Precisamente, añade, “Colombia tiene muchos municipios con coca y minería criminal. Hay que pensar en el día que las Farc dejen las armas y los narcos se empiecen a matar por los territorios”. El sometimiento a la justicia de las bacrim es una tarea ineludible. “Las reglas tienen que ser claras: no cabe la negociación política”, insisten los investigadores.
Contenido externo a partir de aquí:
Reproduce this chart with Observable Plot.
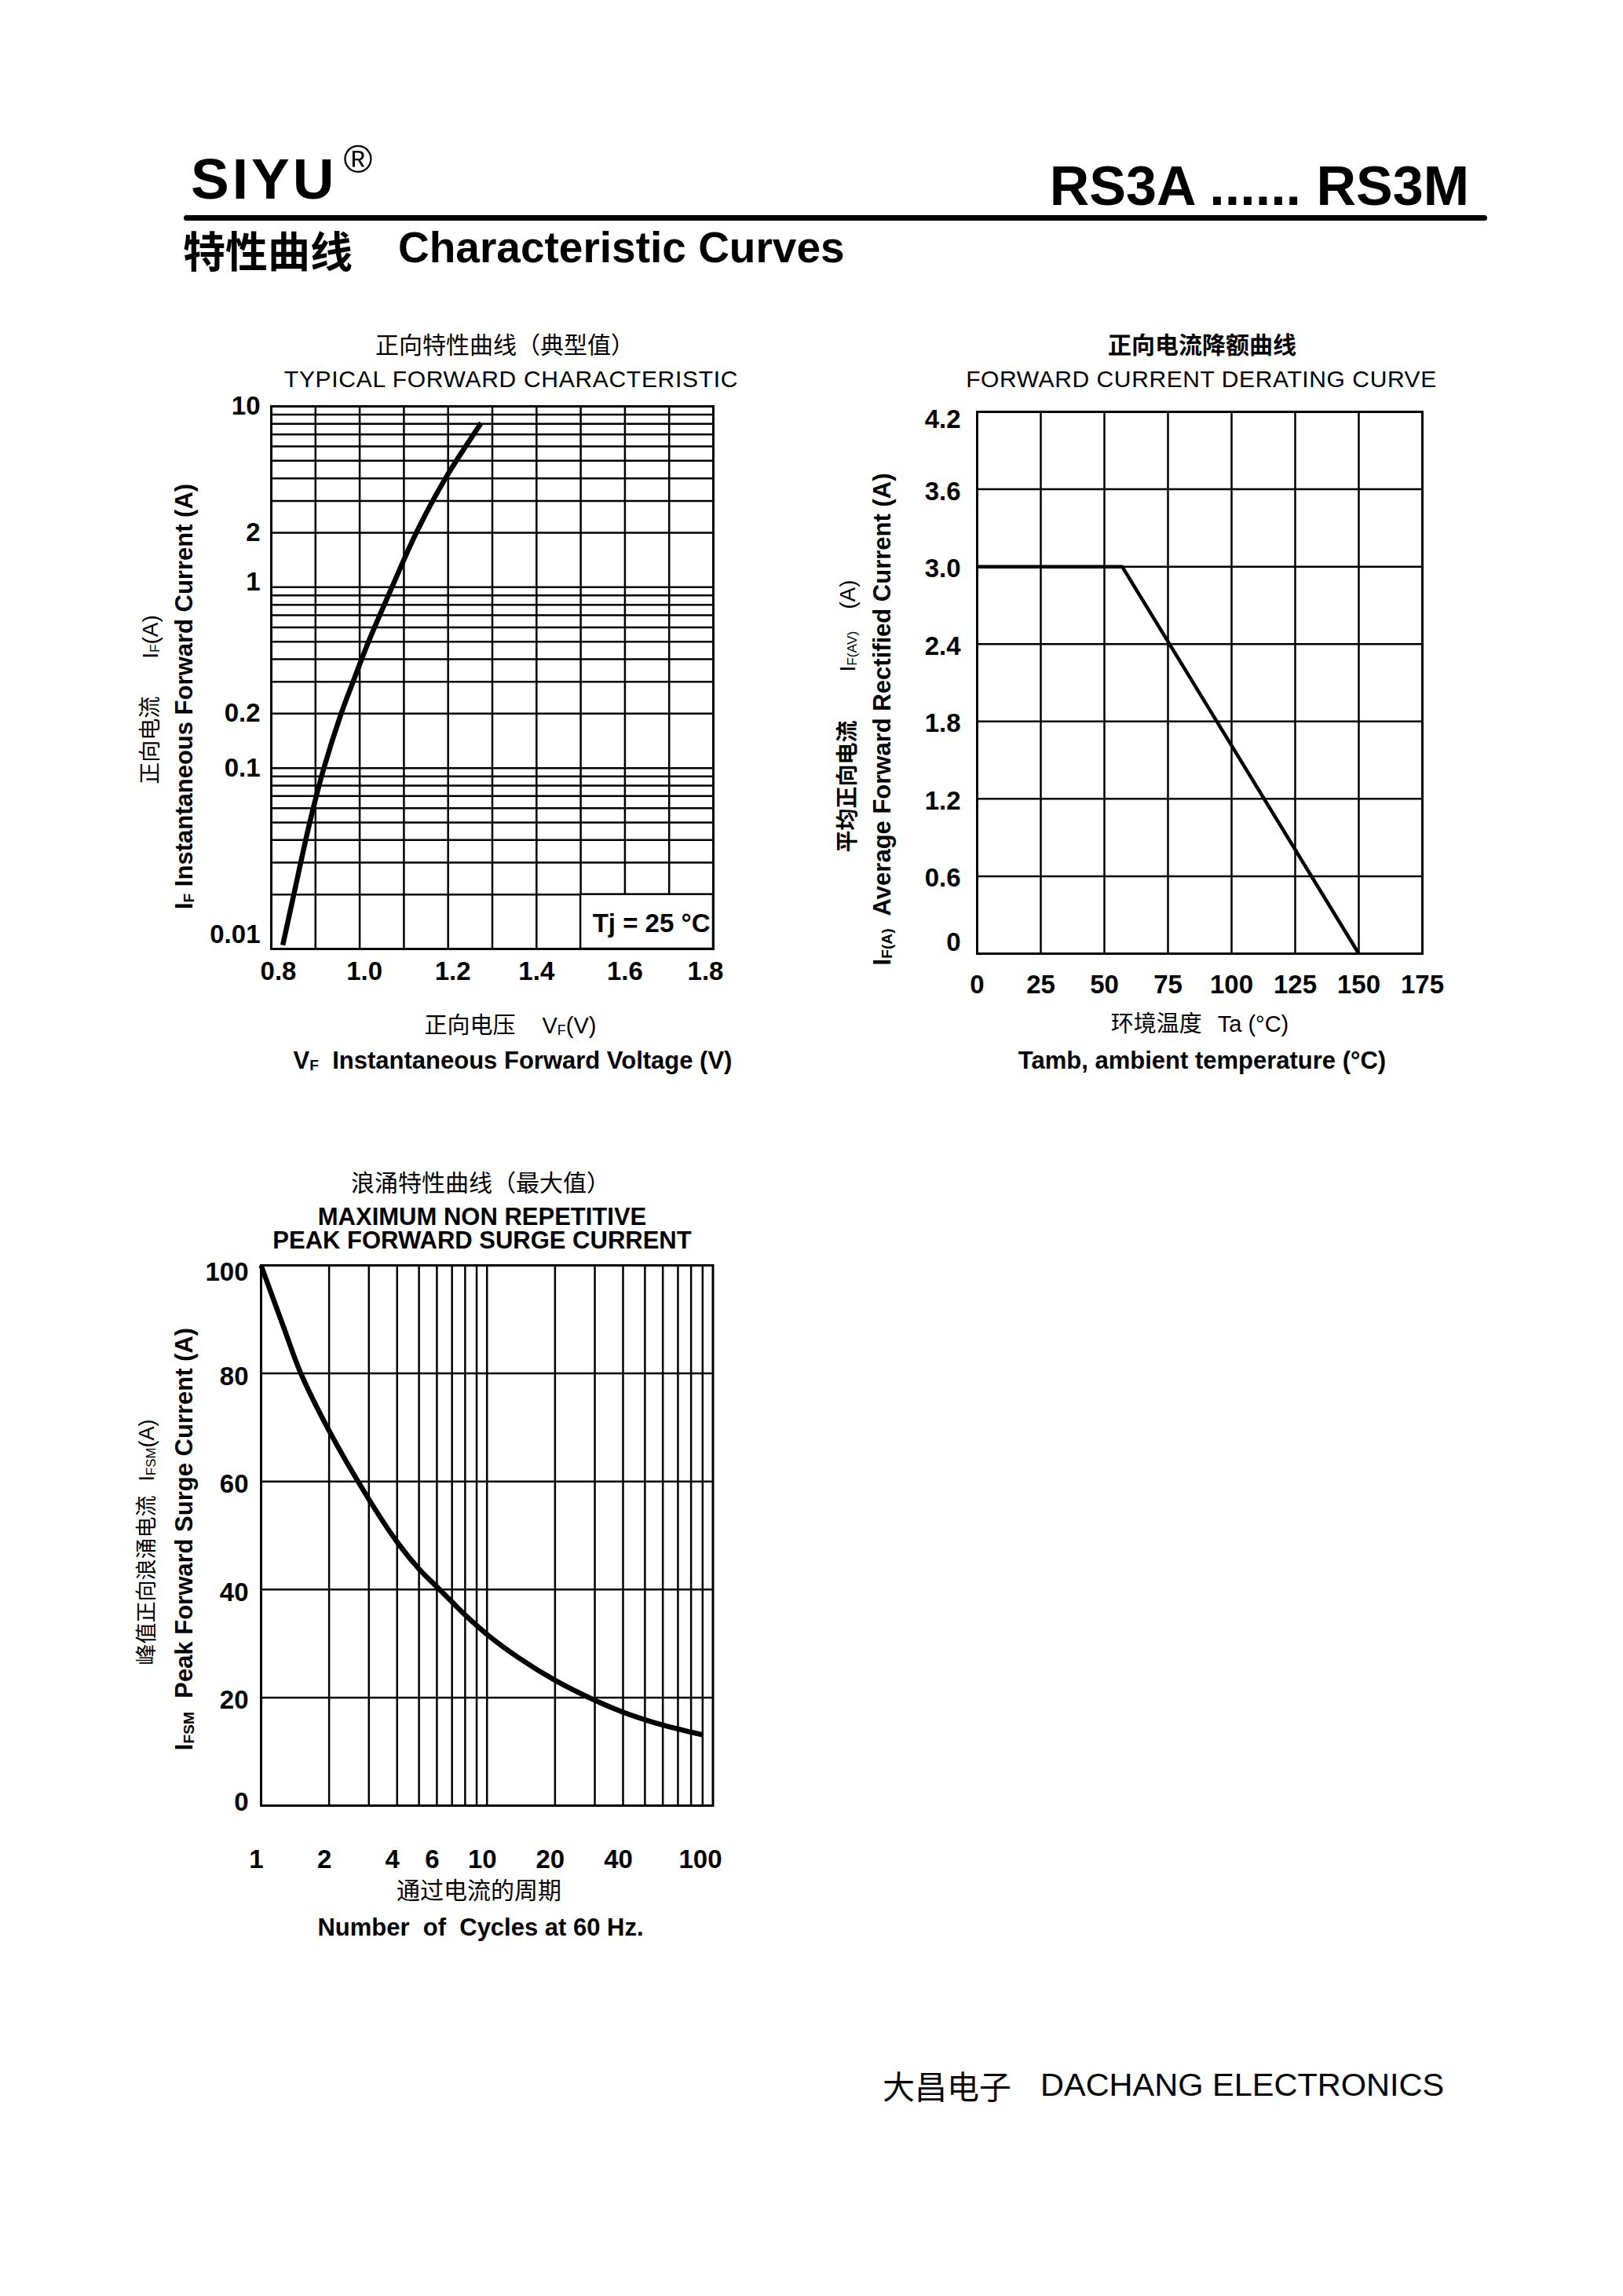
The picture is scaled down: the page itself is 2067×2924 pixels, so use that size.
<!DOCTYPE html>
<html>
<head>
<meta charset="utf-8">
<script src="https://cdn.jsdelivr.net/npm/d3@7"></script>
<script src="https://cdn.jsdelivr.net/npm/@observablehq/plot@0.6"></script>
<style>
  html, body { margin: 0; padding: 0; background: #fff; }
  #page {
    position: relative; width: 2067px; height: 2924px; overflow: hidden; background: #fff; color: #000;
    font-family: "Liberation Sans", Arial, Helvetica, "Noto Sans CJK SC", sans-serif;
  }
  .t { position: absolute; white-space: pre; line-height: 1; }
  .t sub { font-size: 0.62em; vertical-align: baseline; position: relative; top: 0.12em; }
  .cjk, .t .cjk { font-family: "Noto Sans CJK SC", sans-serif; }
  .panel { position: absolute; }
  .panel svg { max-width: none; display: block; }
  .rule { position: absolute; background: #000; border-radius: 4px; }
</style>
</head>
<body>
<div id="page"></div>
<script>
// ---- Typical forward characteristic, Tj = 25 °C ----
const vfVolts = [0.826, 0.851, 0.887, 0.919, 0.958, 0.985, 1.02, 1.073, 1.128, 1.194, 1.275];
const ifAmps  = [0.0105, 0.02, 0.05, 0.1, 0.2, 0.3, 0.5, 1, 2, 4, 8.1];
const vfTicks = [0.8, 1.0, 1.2, 1.4, 1.6, 1.8];
const vfGrid  = [0.9, 1.0, 1.1, 1.2, 1.3, 1.4, 1.5, 1.6, 1.7];
const ifTicks = [10, 2, 1, 0.2, 0.1, 0.01];
const ifDecades = [0.01, 0.1, 1];
const tjNote = "Tj = 25 °C";

// ---- Forward current derating curve ----
const ambientC  = [0, 57, 150];
const ifavAmps  = [3.0, 3.0, 0];
const tempTicks = [0, 25, 50, 75, 100, 125, 150, 175];
const ifavTicks = [0, 0.6, 1.2, 1.8, 2.4, 3.0, 3.6, 4.2];

// ---- Maximum non-repetitive peak forward surge current ----
const cycles     = [1, 1.26, 1.5, 2, 3, 4, 5, 6, 7, 8, 10, 14, 20, 30, 40, 50, 60, 80, 90];
const surgeAmps  = [100, 88.5, 80, 69.4, 56.7, 48.8, 43.8, 40.5, 37.7, 35.3, 31.7, 27.2, 23.2, 19.5, 17.3, 15.9, 14.9, 13.6, 13.1];
const cycleTicks = [1, 2, 4, 6, 10, 20, 40, 100];
const cycleDecades = [1, 10];
const surgeTicks = [0, 20, 40, 60, 80, 100];

const page = document.getElementById("page");
const FONT = '"Liberation Sans", Arial, Helvetica, sans-serif';
const INK = "#000";
const gridStyle = {stroke: INK, strokeOpacity: 1, strokeWidth: 2.5};
const frameStyle = {stroke: INK, strokeWidth: 3};

// minor log grid lines (1..9 per decade)
const logGrid = (decades, lo) =>
  decades.flatMap(d => [1, 2, 3, 4, 5, 6, 7, 8, 9].map(k => +(k * d).toPrecision(3))).filter(v => v > lo);

function put(html, x, y, size, o = {}) {
  const d = document.createElement("div");
  d.className = "t" + (o.cjk ? " cjk" : "");
  d.innerHTML = html;
  d.style.left = x + "px";
  d.style.top = y + "px";
  d.style.fontSize = size + "px";
  d.style.fontWeight = o.weight || "normal";
  if (o.ls) d.style.letterSpacing = o.ls + "px";
  const tx = o.anchor === "start" ? "0" : o.anchor === "end" ? "-100%" : "-50%";
  d.style.transform = `translate(${tx},-50%)` + (o.rotate ? " rotate(-90deg)" : "");
  page.appendChild(d);
}

function panel(frame, margins, options) {
  const [mt, mr, mb, ml] = margins;
  const w = frame.width + ml + mr, h = frame.height + mt + mb;
  const svg = Plot.plot({
    width: w, height: h,
    marginTop: mt, marginRight: mr, marginBottom: mb, marginLeft: ml,
    style: {fontFamily: FONT, fontSize: "33px", fontWeight: "bold", color: INK, background: "transparent", overflow: "visible", maxWidth: "none"},
    ...options
  });
  const wrap = document.createElement("div");
  wrap.className = "panel";
  wrap.style.left = (frame.left - ml) + "px";
  wrap.style.top = (frame.top - mt) + "px";
  wrap.style.width = w + "px";
  wrap.style.height = h + "px";
  wrap.appendChild(svg);
  page.appendChild(wrap);
}

// ---------- header ----------
put("SIYU", 243, 227, 73, {weight: "bold", anchor: "start", ls: 4});
put("®", 456, 203, 50);
put("RS3A ...... RS3M", 1871, 237, 70, {weight: "bold", anchor: "end"});
const rule = document.createElement("div");
rule.className = "rule";
Object.assign(rule.style, {left: "234px", top: "274px", width: "1660px", height: "7px"});
page.appendChild(rule);
put("特性曲线", 233, 318, 54, {cjk: true, weight: "bold", anchor: "start"});
put("Characteristic Curves", 507, 315, 55, {weight: "bold", anchor: "start"});

// ---------- forward characteristic ----------
const fwd = vfVolts.map((v, i) => ({v, a: ifAmps[i]}));
const ax1 = {tickSize: 0, tickPadding: 14, tickFormat: d => String(d)};
const bx1 = {tickSize: 0, tickPadding: 16, tickFormat: d => d.toFixed(1)};
panel({left: 345, top: 517, width: 563, height: 691}, [20, 30, 70, 100], {
  x: {domain: [0.8, 1.8], label: null},
  y: {type: "log", domain: [0.01, 10], label: null},
  marks: [
    Plot.gridX(vfGrid, gridStyle),
    Plot.gridY(logGrid(ifDecades, 0.01), gridStyle),
    Plot.rect([{x1: 1.5, x2: 1.8, y1: 0.01, y2: 0.02}], {x1: "x1", x2: "x2", y1: "y1", y2: "y2", fill: "#fff", stroke: INK, strokeWidth: 2.5}),
    Plot.frame(frameStyle),
    Plot.axisX(vfTicks.filter(d => d === 0.8), {...bx1, dx: 9}),
    Plot.axisX(vfTicks.filter(d => d === 1.0 || d === 1.2), {...bx1, dx: 6}),
    Plot.axisX(vfTicks.filter(d => d === 1.4 || d === 1.6), bx1),
    Plot.axisX(vfTicks.filter(d => d === 1.8), {...bx1, dx: -10}),
    Plot.axisY(ifTicks.filter(d => d !== 1 && d !== 0.01), ax1),
    Plot.axisY([1], {...ax1, dy: -6}),
    Plot.axisY([0.01], {...ax1, dy: -18}),
    Plot.line(fwd, {x: "v", y: "a", curve: "catmull-rom", stroke: INK, strokeWidth: 6.5, strokeLinecap: "butt"}),
    Plot.text([tjNote], {frameAnchor: "bottom-right", textAnchor: "end", lineAnchor: "middle", dx: -4, dy: -32, fill: INK})
  ]
});
put("正向特性曲线（典型值）", 643, 437, 30, {cjk: true});
put("TYPICAL FORWARD CHARACTERISTIC", 651, 483, 30, {ls: 0.7});
put('<span class="cjk">正向电压</span><span style="margin-left:34px">V<sub>F</sub>(V)</span>', 650, 1305, 29);
put("V<sub>F</sub>  Instantaneous Forward Voltage (V)", 653, 1350, 31, {weight: "bold"});
put("I<sub>F</sub> Instantaneous Forward Current (A)", 234, 887, 31, {weight: "bold", rotate: true});
put('<span class="cjk">正向电流</span><span style="margin-left:48px">I<sub>F</sub>(A)</span>', 190, 891, 28, {rotate: true});

// ---------- derating curve ----------
const derating = ambientC.map((t, i) => ({t, a: ifavAmps[i]}));
const ax2 = {tickSize: 0, tickPadding: 21, tickFormat: d => (d === 0 ? "0" : d.toFixed(1))};
panel({left: 1244, top: 524, width: 567, height: 690}, [20, 50, 70, 100], {
  x: {domain: [0, 175], label: null},
  y: {domain: [0, 4.2], label: null},
  marks: [
    Plot.gridX(tempTicks, gridStyle),
    Plot.gridY(ifavTicks, gridStyle),
    Plot.frame(frameStyle),
    Plot.axisX(tempTicks, {tickSize: 0, tickPadding: 27}),
    Plot.axisY(ifavTicks.filter(d => d > 0 && d < 4.2), {...ax2, dy: 3}),
    Plot.axisY([4.2], {...ax2, dy: 10}),
    Plot.axisY([0], {...ax2, dy: -14}),
    Plot.line(derating, {x: "t", y: "a", stroke: INK, strokeWidth: 4.5, strokeLinecap: "butt"})
  ]
});
put("正向电流降额曲线", 1531, 437, 30, {cjk: true, weight: "bold"});
put("FORWARD CURRENT DERATING CURVE", 1530, 483, 30, {ls: 0.6});
put('<span class="cjk">环境温度</span><span style="margin-left:20px">Ta (°C)</span>', 1528, 1303, 29);
put("Tamb, ambient temperature (°C)", 1531, 1350, 31, {weight: "bold"});
put("I<sub>F(A)</sub>  Average Forward Rectified Current (A)", 1123, 916, 31, {weight: "bold", rotate: true});
put('<span class="cjk" style="font-weight:bold">平均正向电流</span><span style="margin-left:62px">I<sub>F(AV)</sub></span><span style="margin-left:28px">(A)</span>', 1078, 912, 28, {rotate: true});

// ---------- surge current ----------
const surge = cycles.map((n, i) => ({n, a: surgeAmps[i]}));
const ax3 = {tickSize: 0, tickPadding: 16};
const cycleLabel = {x: d => d, text: d => String(d), frameAnchor: "bottom", lineAnchor: "top", dy: 56, fill: INK};
panel({left: 331.5, top: 1611, width: 575.5, height: 688}, [20, 30, 100, 100], {
  x: {type: "log", domain: [1, 100], label: null, axis: null},
  y: {domain: [0, 100], label: null},
  marks: [
    Plot.gridX(logGrid(cycleDecades, 1).filter(v => v < 100), gridStyle),
    Plot.gridY(surgeTicks.filter(d => d > 0 && d < 100), gridStyle),
    Plot.frame(frameStyle),
    Plot.text(cycleTicks.filter(d => d < 100), {...cycleLabel, dx: -6}),
    Plot.text(cycleTicks.filter(d => d === 100), {...cycleLabel, dx: -16}),
    Plot.axisY(surgeTicks.filter(d => d > 0 && d < 100), {...ax3, dy: 4}),
    Plot.axisY([100], {...ax3, dy: 9}),
    Plot.axisY([0], {...ax3, dy: -4}),
    Plot.line(surge, {x: "n", y: "a", curve: "catmull-rom", stroke: INK, strokeWidth: 6.5, strokeLinecap: "butt"})
  ]
});
put("浪涌特性曲线（最大值）", 612, 1504, 30, {cjk: true});
put("MAXIMUM NON REPETITIVE", 614, 1549, 31, {weight: "bold"});
put("PEAK FORWARD SURGE CURRENT", 614, 1579, 31, {weight: "bold"});
put("通过电流的周期", 610, 2405, 30, {cjk: true});
put("Number  of  Cycles at 60 Hz.", 612, 2454, 31, {weight: "bold"});
put("I<sub>FSM</sub>  Peak Forward Surge Current (A)", 234, 1960, 31, {weight: "bold", rotate: true});
put('<span class="cjk">峰值正向浪涌电流</span><span style="margin-left:18px">I<sub>FSM</sub>(A)</span>', 186, 1964, 27, {rotate: true});

// ---------- footer ----------
put("大昌电子", 1124, 2655, 41, {cjk: true, anchor: "start"});
put("DACHANG ELECTRONICS", 1325, 2655, 41.5, {anchor: "start"});
</script>
</body>
</html>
Para mantener un escenario de posconflicto y evitar que la violencia renazca, como ha ocurrido en Colombia después de cada acuerdo de paz firmado, es necesario un plan integral que voltee a ver a las bandas criminales. “Nuestro argumento es el siguiente: en el país se han firmado diversos acuerdos de paz, pero no se ha podido doblar la página de la violencia política porque no se ha hecho posconflicto en los territorios donde ha estado la guerra y porque no se ha hecho la paz con todos los actores”, escribieron Valencia y Ávila.